Understanding the Rule of 72 and 2 can be invaluable in property investment. The Rule of 72 is a quick calculation to estimate how long it takes for an investment to double in value based on a fixed annual growth rate. Divide 72 by the annual growth rate to get an approximate doubling time.

The Rule of 72 works best in the 5 to 12 % range, but it’s still an approximation and doesn’t consider inflation, market change and other variables.

A real property example is a $345,000 unit purchase price with 2% annual growth. 72/2 = 36 years to double. Too long.

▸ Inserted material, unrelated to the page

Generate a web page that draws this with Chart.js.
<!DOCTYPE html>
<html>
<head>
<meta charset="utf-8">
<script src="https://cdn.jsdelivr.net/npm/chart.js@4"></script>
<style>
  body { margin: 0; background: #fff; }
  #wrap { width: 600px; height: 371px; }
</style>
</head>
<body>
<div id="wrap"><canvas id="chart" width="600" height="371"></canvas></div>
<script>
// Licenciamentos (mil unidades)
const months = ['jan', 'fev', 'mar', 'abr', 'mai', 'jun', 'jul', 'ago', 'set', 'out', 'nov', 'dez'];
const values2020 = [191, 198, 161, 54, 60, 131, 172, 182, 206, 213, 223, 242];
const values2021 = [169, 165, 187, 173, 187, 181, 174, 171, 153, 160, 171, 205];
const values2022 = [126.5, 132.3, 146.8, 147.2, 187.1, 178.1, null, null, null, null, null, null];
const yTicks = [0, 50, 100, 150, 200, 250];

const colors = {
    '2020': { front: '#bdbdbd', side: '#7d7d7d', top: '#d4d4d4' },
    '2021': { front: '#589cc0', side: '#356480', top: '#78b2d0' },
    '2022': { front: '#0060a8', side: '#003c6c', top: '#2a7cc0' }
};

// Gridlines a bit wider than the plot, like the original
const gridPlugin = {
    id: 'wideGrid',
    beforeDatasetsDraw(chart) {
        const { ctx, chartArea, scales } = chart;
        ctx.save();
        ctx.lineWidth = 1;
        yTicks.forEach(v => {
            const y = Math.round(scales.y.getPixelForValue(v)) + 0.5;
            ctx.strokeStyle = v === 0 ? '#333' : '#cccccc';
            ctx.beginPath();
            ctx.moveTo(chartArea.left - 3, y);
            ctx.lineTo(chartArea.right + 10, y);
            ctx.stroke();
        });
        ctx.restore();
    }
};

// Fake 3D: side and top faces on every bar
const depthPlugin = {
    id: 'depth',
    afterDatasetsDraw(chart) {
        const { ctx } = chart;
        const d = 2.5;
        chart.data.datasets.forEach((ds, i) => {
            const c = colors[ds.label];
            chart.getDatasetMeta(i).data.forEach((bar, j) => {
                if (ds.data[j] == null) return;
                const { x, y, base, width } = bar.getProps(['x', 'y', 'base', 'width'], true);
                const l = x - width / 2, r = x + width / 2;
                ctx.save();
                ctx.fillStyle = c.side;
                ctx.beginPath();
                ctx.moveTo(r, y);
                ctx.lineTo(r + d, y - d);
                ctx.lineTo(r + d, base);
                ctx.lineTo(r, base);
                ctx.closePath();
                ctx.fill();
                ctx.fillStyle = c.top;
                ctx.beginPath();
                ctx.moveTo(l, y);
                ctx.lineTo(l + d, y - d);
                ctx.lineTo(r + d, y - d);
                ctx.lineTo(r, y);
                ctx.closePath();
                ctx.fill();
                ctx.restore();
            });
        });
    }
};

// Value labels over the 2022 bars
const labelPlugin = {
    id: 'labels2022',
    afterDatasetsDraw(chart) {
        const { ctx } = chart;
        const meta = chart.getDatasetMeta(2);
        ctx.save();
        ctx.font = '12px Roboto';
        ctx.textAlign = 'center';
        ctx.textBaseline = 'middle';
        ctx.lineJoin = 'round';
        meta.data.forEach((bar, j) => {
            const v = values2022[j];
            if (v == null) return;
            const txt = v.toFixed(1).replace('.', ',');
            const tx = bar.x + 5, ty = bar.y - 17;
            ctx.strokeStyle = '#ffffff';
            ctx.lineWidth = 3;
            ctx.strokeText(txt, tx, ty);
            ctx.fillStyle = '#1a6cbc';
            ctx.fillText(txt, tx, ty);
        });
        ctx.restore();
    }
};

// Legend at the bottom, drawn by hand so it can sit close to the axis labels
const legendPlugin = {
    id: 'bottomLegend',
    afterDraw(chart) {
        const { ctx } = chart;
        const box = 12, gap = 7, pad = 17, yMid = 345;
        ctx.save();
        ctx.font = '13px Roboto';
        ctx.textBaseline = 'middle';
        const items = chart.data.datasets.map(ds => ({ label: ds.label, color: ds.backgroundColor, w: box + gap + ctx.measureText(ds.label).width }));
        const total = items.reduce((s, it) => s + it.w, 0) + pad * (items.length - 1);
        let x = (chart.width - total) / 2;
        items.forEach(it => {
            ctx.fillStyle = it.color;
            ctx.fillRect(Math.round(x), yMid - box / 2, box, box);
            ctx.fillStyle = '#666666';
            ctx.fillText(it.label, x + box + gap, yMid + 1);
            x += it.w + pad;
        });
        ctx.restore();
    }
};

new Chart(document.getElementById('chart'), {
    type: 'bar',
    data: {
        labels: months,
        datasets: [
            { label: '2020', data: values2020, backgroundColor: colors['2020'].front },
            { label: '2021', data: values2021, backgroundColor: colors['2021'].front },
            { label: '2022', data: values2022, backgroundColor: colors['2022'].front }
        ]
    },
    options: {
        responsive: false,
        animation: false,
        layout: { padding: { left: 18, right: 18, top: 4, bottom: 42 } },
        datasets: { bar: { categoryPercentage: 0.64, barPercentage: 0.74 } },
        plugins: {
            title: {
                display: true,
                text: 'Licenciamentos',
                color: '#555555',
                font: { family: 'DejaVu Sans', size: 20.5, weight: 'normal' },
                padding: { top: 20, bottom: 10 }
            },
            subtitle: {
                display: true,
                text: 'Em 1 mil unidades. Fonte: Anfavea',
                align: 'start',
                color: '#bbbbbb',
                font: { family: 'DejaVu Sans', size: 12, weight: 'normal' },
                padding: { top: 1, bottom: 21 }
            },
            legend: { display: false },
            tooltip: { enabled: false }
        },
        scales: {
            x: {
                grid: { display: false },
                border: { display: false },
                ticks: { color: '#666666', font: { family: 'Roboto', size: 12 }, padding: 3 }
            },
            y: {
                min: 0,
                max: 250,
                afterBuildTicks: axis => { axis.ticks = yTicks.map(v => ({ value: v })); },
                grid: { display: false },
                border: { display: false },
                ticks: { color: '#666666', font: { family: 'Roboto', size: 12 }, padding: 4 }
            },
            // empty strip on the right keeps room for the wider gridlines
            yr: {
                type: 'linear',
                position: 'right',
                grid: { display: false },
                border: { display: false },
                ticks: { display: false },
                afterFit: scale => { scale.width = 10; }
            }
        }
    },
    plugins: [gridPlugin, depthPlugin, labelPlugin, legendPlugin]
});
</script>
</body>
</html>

Property sales consultants, strategists or property specialists use this Rule with an imaginary annual growth rate. Most books, brochures and sale pitches are calculated based on 5% growth, which can work on powerful properties but not on a high-risk product sale, off-the-plan units or other average products in an oversupplied area and the wrong asset class or property configuration!

This property, for instance, was bought almost 12 years ago for $345,000 with 5% growth on average on the marketing materials 72/5 = 14.4 years.

This property, around 2025-2026, will double in value.

In this specific case, in one of the oversupplied suburbs in Brisbane, 5% growth was a fiction. The property didn’t grow an inch. It decreased in value and is now around $250,000-$280,000. I doubt it will double soon.

Interest rates can replace the growth rate in the formula, but it’s the same.

72/ 6% interest rate = 12 years to double the $345,000 investment

If we calculate based on the interest rate and, in this example, only on the money invested:
e.g. 345,000 x 20% (Deposit) = $69,000 invested capital (exclude stamp duty, lawyers fee, reno miscellaneous etc.)
12 years so far…
Interest rates: 6%
72 / 6 = 12
12 years to double – $69,000 to $138,000.

As mentioned above, if the property is worth 280k sale price or even 300k by the Bank valuer, we are already in a loss of $45,000.

Even if we say that the interest rate was at 4% on average – 72/4 = 18 (although it started in the 7%~ and went down gradually and met the 7% again this year)

It means that in the next six years, up to 18, the property should grow at a fast pace to $138,000 + $45,000 (current loss) and, in total, $183,000.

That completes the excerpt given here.